§ **Written problem**
All lines from the beginning of the listing through the line with "import * as" are to be copied word for word; the pictures are not.

------------------------

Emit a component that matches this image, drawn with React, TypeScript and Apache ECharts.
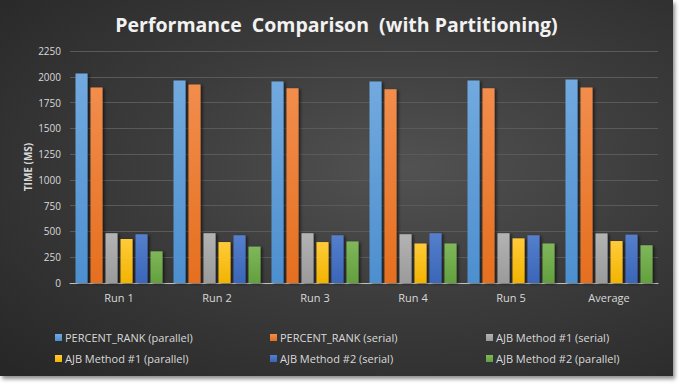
import React, { useEffect, useRef } from "react";
import * as echarts from "echarts";

const categories = ["Run 1", "Run 2", "Run 3", "Run 4", "Run 5", "Average"];
const seriesNames = [
  "PERCENT_RANK (parallel)",
  "PERCENT_RANK (serial)",
  "AJB Method #1 (serial)",
  "AJB Method #1 (parallel)",
  "AJB Method #2 (serial)",
  "AJB Method #2 (parallel)",
];
const percentRankParallel = [2032, 1964, 1955, 1955, 1964, 1974];
const percentRankSerial = [1897, 1926, 1888, 1878, 1888, 1895];
const ajb1Serial = [483, 483, 483, 473, 483, 481];
const ajb1Parallel = [427, 397, 397, 383, 433, 407];
const ajb2Serial = [473, 463, 463, 483, 463, 469];
const ajb2Parallel = [307, 353, 403, 383, 383, 366];
const seriesValues = [
  percentRankParallel,
  percentRankSerial,
  ajb1Serial,
  ajb1Parallel,
  ajb2Serial,
  ajb2Parallel,
];
const colorsTop = ["#72aadf", "#f28d4c", "#b3b3b3", "#ffcb3a", "#557fcc", "#7fb75a"];
const colorsBottom = ["#4d8fcf", "#e56f1f", "#9a9a9a", "#f2b400", "#3a66b8", "#63a03e"];
const legendColors = ["#5b9bd5", "#ed7d31", "#a5a5a5", "#ffc000", "#4472c4", "#70ad47"];
const yTicks = { min: 0, max: 2250, interval: 250 };
const title = "Performance  Comparison  (with Partitioning)";
const yName = "TIME (MS)";

export default function App() {
  const ref = useRef<HTMLDivElement>(null);
  useEffect(() => {
    if (!ref.current) return;
    const chart = echarts.init(ref.current, null, { renderer: "svg" });
    const font = "'Open Sans', 'DejaVu Sans', sans-serif";
    const legendCols = [
      { left: 55, items: [seriesNames[0], seriesNames[3]] },
      { left: 270, items: [seriesNames[1], seriesNames[4]] },
      { left: 486, items: [seriesNames[2], seriesNames[5]] },
    ];
    chart.setOption({
      animation: false,
      backgroundColor: "transparent",
      textStyle: { fontFamily: font },
      title: {
        text: title,
        left: "center",
        top: 9,
        textStyle: {
          color: "#f2f2f2",
          fontSize: 19.5,
          fontWeight: "bold",
          fontFamily: font,
        },
      },
      legend: legendCols.map((c) => ({
        data: c.items,
        orient: "vertical",
        left: c.left,
        top: 331,
        padding: 0,
        itemWidth: 7,
        itemHeight: 7,
        itemGap: 8,
        icon: "rect",
        textStyle: {
          color: "#d9d9d9",
          fontSize: 11,
          lineHeight: 13,
          fontFamily: font,
          padding: [0, 0, 0, -2],
        },
      })),
      grid: { left: 70, right: 15, top: 51, bottom: 93 },
      xAxis: {
        type: "category",
        data: categories,
        axisLine: { lineStyle: { color: "#bfbfbf", width: 1 } },
        axisTick: { show: false },
        axisLabel: { color: "#d9d9d9", fontSize: 11, margin: 9, fontFamily: font },
      },
      yAxis: {
        type: "value",
        min: yTicks.min,
        max: yTicks.max,
        interval: yTicks.interval,
        name: yName,
        nameLocation: "middle",
        nameRotate: 90,
        nameGap: 37,
        nameMoveOverlap: false,
        nameTextStyle: { color: "#d9d9d9", fontSize: 10, fontWeight: "bold", fontFamily: font },
        axisLine: { show: false },
        axisTick: { show: false },
        axisLabel: {
          color: "#d9d9d9",
          fontSize: 10,
          margin: 9,
          fontFamily: font,
          formatter: (v: number) => String(v),
        },
        splitLine: { lineStyle: { color: "#5a5a5a", width: 1 } },
      },
      series: seriesNames.map((name, i) => ({
        name,
        type: "bar",
        data: seriesValues[i],
        barWidth: 12,
        barGap: "25%",
        itemStyle: {
          color: new echarts.graphic.LinearGradient(0, 0, 0, 1, [
            { offset: 0, color: colorsTop[i] },
            { offset: 1, color: colorsBottom[i] },
          ]),
          shadowColor: "rgba(0,0,0,0.55)",
          shadowBlur: 3,
          shadowOffsetX: 2,
          shadowOffsetY: 1,
        },
      })),
      color: legendColors,
    });
    return () => chart.dispose();
  }, []);
  return (
    <div
      style={{
        position: "absolute",
        left: 0,
        top: 0,
        width: 679,
        height: 386,
        background: "#ffffff",
      }}
    >
      <div
        ref={ref}
        style={{
          width: 673,
          height: 376,
          background:
            "radial-gradient(ellipse at 60% 45%, #525252 0%, #3c3c3c 45%, #262626 100%)",
          boxShadow: "2px 3px 4px rgba(0,0,0,0.45)",
        }}
      />
    </div>
  );
}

------------------------

§ **Exercise result**
Emit a component that matches this image, drawn with React, TypeScript and Apache ECharts.
import React, { useEffect, useRef } from "react";
import * as echarts from "echarts";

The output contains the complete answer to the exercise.